Exercise -> Using the listing below, give the number of lines where "matplotlib" appears, and nothing else.

———

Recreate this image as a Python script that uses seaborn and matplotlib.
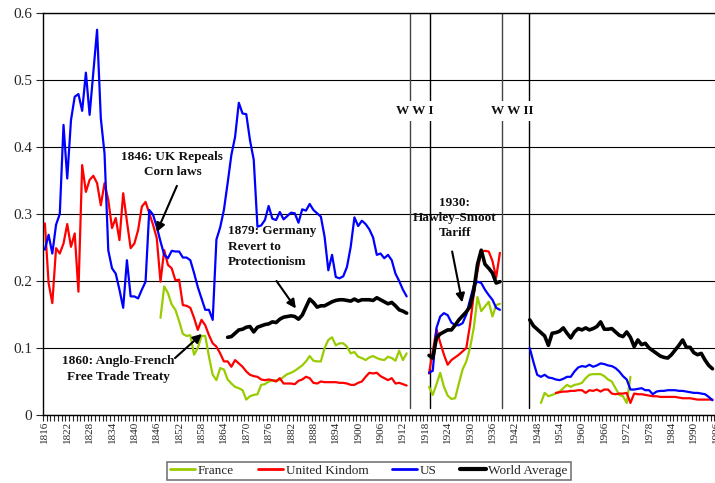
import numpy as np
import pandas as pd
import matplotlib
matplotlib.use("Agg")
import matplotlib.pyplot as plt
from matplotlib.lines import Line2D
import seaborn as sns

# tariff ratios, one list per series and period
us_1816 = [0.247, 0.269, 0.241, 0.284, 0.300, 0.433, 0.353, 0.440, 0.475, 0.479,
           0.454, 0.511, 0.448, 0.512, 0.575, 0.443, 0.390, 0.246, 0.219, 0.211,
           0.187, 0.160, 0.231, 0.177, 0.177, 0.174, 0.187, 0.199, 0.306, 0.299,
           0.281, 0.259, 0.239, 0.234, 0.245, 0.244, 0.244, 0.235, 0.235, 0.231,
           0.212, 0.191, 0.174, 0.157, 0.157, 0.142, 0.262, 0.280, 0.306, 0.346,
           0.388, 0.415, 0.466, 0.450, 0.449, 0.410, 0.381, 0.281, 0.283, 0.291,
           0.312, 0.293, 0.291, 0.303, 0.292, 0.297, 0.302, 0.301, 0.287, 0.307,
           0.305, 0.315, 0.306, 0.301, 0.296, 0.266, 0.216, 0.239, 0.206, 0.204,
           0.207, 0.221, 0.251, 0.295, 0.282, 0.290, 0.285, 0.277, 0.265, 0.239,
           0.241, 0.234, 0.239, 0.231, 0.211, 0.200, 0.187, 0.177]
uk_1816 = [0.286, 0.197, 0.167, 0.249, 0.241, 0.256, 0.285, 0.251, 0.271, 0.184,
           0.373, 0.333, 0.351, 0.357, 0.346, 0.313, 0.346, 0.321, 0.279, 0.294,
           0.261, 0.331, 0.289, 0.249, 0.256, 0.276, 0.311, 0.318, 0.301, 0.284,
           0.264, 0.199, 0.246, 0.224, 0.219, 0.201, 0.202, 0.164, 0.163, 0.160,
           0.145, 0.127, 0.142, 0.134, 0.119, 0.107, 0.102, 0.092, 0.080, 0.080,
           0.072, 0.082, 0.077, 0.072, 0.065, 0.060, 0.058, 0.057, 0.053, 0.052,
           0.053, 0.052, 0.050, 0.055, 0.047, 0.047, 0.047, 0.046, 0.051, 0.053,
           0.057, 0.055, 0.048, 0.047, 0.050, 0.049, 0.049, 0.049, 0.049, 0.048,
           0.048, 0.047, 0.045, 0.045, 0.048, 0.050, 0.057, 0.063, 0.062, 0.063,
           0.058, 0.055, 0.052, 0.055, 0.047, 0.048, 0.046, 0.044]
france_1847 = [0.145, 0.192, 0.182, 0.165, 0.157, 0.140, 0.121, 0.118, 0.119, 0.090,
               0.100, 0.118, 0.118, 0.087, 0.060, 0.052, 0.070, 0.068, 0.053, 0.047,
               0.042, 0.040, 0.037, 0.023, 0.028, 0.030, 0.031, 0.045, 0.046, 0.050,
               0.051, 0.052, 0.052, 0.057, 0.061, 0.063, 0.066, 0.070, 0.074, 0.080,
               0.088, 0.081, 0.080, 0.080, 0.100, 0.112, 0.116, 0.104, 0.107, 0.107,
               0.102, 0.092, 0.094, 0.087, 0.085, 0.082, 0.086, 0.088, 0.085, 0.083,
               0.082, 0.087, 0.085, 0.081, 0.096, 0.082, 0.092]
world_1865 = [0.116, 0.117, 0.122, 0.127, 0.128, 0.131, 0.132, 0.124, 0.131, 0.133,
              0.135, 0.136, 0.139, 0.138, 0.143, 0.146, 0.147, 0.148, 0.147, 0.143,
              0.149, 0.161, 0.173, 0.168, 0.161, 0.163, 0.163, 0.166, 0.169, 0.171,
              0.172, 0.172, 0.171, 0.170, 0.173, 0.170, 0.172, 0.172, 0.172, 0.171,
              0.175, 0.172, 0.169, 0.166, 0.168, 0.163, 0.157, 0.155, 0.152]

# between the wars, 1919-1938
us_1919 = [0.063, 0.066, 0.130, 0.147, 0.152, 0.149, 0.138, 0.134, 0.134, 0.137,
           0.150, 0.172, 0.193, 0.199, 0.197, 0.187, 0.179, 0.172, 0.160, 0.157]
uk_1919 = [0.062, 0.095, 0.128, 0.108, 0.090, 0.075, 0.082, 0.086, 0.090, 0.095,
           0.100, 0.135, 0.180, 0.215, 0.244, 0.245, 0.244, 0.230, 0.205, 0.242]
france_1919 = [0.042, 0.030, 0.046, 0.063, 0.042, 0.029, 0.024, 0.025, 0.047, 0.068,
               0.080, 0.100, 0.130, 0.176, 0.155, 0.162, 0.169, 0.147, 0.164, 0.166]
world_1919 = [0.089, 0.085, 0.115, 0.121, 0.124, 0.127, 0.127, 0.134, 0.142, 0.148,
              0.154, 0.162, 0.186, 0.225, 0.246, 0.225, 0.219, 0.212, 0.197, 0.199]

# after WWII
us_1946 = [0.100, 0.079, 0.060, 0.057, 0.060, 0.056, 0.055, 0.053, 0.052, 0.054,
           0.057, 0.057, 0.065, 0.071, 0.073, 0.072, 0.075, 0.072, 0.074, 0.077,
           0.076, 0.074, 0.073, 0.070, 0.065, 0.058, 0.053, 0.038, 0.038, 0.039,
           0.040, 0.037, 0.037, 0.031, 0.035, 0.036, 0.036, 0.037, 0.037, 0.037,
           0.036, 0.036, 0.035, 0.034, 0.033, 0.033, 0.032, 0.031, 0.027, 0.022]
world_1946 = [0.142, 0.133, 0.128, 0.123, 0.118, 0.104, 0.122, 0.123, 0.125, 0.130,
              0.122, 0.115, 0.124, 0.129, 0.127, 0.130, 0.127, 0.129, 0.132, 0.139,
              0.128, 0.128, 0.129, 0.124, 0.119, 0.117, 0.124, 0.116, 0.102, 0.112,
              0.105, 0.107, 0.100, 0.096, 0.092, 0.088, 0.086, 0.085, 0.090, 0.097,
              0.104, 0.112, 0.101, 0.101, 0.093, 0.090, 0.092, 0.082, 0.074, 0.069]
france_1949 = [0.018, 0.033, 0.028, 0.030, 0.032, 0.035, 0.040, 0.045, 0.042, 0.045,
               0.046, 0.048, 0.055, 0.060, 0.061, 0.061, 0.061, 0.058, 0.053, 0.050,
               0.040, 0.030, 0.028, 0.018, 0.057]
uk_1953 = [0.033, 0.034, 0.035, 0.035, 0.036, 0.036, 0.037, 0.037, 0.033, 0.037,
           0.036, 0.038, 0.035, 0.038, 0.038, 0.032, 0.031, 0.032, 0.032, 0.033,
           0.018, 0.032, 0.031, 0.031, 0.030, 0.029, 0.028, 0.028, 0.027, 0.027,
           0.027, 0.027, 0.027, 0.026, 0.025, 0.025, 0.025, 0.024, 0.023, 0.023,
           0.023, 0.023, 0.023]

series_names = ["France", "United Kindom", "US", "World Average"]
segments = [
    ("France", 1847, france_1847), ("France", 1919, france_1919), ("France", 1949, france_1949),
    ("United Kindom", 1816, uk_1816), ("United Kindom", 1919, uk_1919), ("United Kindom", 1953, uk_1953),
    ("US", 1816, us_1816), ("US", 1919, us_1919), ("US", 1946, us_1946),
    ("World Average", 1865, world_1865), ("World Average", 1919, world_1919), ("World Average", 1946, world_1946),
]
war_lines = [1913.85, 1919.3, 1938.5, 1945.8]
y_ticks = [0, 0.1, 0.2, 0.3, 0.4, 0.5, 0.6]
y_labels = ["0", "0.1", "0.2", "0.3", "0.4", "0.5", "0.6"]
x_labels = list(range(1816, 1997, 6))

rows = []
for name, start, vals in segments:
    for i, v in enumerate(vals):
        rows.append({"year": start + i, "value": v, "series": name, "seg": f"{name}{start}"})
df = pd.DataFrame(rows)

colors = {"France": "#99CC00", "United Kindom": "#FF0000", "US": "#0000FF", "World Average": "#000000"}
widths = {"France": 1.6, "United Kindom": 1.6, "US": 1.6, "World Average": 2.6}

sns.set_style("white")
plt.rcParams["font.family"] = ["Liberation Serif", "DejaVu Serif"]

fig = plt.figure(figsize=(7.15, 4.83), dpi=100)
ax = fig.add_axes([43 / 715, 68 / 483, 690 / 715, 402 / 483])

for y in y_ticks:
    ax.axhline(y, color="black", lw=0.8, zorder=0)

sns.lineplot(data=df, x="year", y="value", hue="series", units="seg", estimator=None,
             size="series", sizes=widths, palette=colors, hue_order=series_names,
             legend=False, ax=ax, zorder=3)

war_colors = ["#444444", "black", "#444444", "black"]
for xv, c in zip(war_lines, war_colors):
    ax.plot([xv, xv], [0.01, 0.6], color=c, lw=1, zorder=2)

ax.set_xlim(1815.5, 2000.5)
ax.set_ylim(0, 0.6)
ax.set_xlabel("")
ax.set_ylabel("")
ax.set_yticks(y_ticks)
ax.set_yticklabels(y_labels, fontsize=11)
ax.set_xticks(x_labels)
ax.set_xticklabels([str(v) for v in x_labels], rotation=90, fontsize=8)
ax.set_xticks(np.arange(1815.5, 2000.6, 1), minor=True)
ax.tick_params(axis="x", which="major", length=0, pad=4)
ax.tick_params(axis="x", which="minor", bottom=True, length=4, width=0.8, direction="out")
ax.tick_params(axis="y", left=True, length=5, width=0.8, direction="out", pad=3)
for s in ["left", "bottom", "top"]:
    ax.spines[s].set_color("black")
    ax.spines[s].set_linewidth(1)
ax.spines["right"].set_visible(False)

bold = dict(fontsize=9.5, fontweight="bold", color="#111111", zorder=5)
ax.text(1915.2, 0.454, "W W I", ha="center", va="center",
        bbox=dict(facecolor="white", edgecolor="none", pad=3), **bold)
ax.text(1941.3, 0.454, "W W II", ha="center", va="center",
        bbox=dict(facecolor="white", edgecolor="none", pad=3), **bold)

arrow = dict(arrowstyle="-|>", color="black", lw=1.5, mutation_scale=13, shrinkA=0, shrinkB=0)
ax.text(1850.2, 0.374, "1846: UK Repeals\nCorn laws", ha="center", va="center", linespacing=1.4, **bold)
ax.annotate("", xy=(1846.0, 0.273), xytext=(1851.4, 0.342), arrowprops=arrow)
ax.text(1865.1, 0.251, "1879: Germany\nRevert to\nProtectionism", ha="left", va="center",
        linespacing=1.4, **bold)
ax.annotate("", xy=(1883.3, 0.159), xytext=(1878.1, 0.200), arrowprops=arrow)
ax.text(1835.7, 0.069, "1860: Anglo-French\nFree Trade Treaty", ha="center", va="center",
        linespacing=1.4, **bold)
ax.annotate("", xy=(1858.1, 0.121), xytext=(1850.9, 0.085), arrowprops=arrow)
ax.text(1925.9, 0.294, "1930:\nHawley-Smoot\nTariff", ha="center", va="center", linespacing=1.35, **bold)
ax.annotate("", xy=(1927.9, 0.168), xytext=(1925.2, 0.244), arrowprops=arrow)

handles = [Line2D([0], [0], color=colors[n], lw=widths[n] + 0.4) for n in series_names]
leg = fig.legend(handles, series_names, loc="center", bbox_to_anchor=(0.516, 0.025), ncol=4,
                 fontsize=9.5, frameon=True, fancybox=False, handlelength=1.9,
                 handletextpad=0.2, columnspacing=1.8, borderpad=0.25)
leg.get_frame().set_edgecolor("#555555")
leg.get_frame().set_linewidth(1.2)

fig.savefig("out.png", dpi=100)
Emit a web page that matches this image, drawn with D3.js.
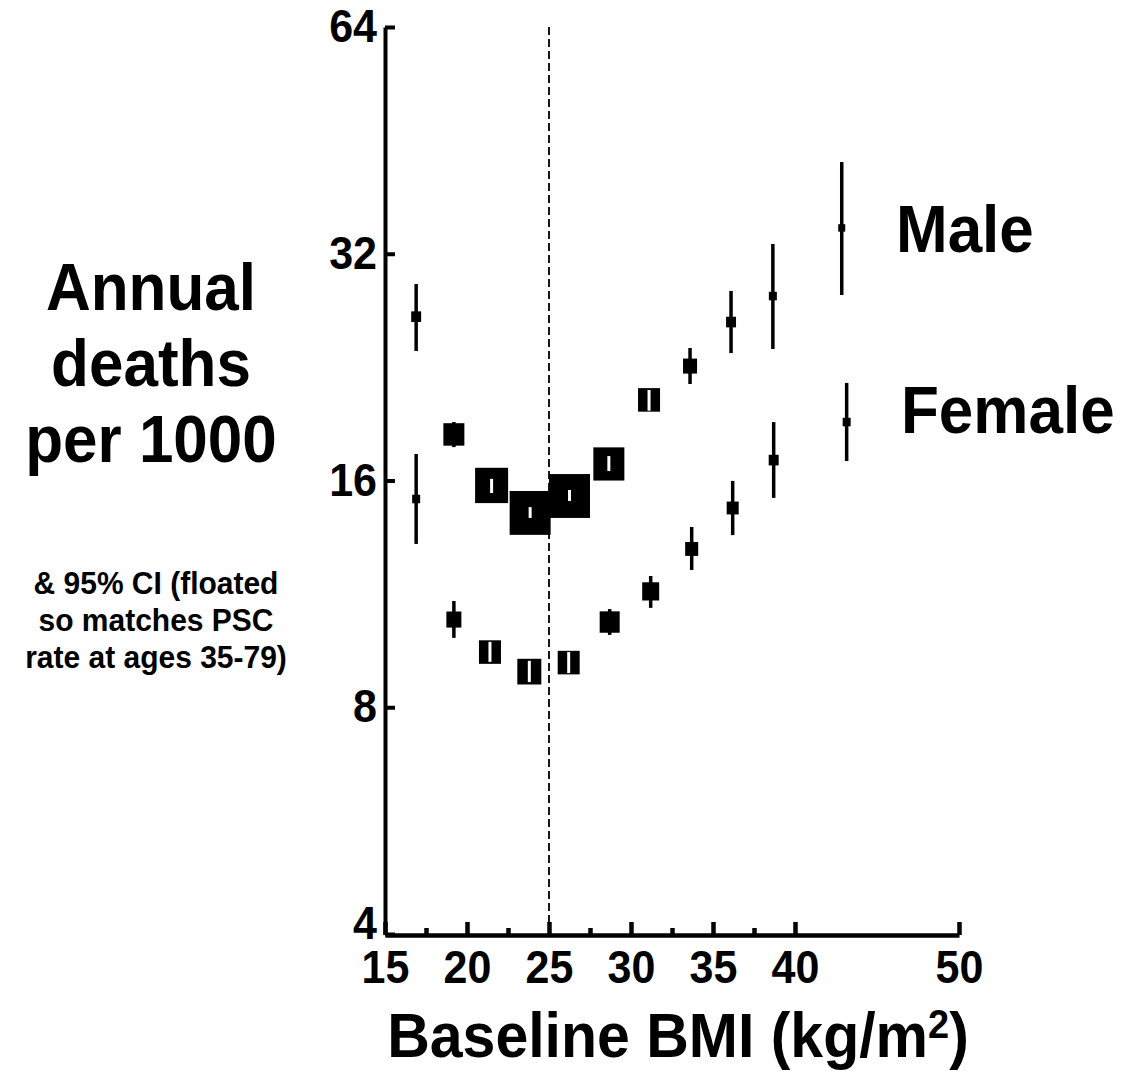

———

Worked answer -> 5